I couldn’t wait for that trip to end. Sometimes I wish it never would. Yes, it was cramped, it was hot, it was smelly, there were fire ants, nooses swinging in the dark, and yes it was a sham. What makes me wish it never ended? Maybe it was a bunch of giggly girls taking names at the door. Could it be three kids on a roof lying on their backs reaching up toward the stars shining on a summer night? Perhaps it’s that awesome moment together as we watched and felt the spray from water plunging from Niagara Falls. I don’t know what it is, but I’d give anything to get it back again. Lord knows that I’d even eat another one of those awful tuna sandwiches, just to hug my sister again.

The love and laughter we shared, the hope we shared that things could be better. I’ve learned through the years that time can be cruel. The cruelty of memories fading away, the pain of forgetting, is unbearable at times. So I write. Every stroke of the pen embeds them into eternity. I write so that they are never forgotten. I write to herald a scroll like a baton. A baton to be passed to runners yet to come. I’m thankful for the other runners here with their scrolls. Each time I read your stories, they embed scrolls filled with eulogies.
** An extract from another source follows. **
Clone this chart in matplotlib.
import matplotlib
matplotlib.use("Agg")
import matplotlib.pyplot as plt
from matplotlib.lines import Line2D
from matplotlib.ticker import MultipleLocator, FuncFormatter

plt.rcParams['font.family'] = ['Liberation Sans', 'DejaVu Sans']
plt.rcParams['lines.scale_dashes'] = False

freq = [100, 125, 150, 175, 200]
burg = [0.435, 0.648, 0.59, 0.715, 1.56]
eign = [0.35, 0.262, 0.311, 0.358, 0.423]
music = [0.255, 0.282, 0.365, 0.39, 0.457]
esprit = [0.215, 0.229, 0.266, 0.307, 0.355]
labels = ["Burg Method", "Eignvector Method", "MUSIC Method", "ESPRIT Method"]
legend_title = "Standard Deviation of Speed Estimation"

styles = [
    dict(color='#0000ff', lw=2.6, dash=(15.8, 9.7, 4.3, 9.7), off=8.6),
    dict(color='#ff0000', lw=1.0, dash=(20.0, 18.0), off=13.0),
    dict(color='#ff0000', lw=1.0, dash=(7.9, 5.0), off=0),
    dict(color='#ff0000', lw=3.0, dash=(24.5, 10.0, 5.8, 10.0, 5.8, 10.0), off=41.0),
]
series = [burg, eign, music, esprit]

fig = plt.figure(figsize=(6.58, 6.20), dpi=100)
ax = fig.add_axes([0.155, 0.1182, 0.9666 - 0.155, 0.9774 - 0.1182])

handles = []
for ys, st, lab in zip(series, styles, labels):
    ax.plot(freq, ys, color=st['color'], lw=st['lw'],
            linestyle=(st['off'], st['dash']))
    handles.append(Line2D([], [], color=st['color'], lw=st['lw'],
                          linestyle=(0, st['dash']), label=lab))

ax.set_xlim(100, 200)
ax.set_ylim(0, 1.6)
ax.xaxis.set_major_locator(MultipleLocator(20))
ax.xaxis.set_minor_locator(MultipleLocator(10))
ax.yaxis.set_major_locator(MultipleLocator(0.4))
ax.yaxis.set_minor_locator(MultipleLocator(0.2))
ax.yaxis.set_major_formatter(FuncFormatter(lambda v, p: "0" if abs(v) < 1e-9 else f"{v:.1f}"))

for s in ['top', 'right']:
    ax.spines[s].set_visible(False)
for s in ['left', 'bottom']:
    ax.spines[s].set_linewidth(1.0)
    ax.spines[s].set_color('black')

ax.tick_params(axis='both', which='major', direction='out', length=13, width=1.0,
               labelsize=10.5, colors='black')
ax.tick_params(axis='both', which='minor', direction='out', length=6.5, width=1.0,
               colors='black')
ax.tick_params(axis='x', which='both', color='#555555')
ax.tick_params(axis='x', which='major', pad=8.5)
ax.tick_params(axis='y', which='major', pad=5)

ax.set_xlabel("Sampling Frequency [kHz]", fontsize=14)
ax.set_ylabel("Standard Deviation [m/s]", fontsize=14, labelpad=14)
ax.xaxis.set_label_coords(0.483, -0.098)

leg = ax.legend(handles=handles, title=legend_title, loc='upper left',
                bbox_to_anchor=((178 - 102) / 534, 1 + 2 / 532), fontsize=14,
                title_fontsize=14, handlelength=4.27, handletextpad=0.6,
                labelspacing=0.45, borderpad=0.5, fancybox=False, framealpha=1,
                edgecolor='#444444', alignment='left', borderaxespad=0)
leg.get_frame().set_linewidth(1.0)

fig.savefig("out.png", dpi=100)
Eulogy. The word means to speak well of someone. So don’t stop writing, don’t stop eulogizing the hopes and dreams of them that time is trying to erase from our memories.

Yes, write, lest we forget and allow the world to kill them all over again with their assumptions.

(Glenda Randolph Bates was the sister of Darlene Ramey, who died in Jonestown. Glenda’s numerous articles for this site appear here. She died on March 29, 2022 from pancreatic cancer.)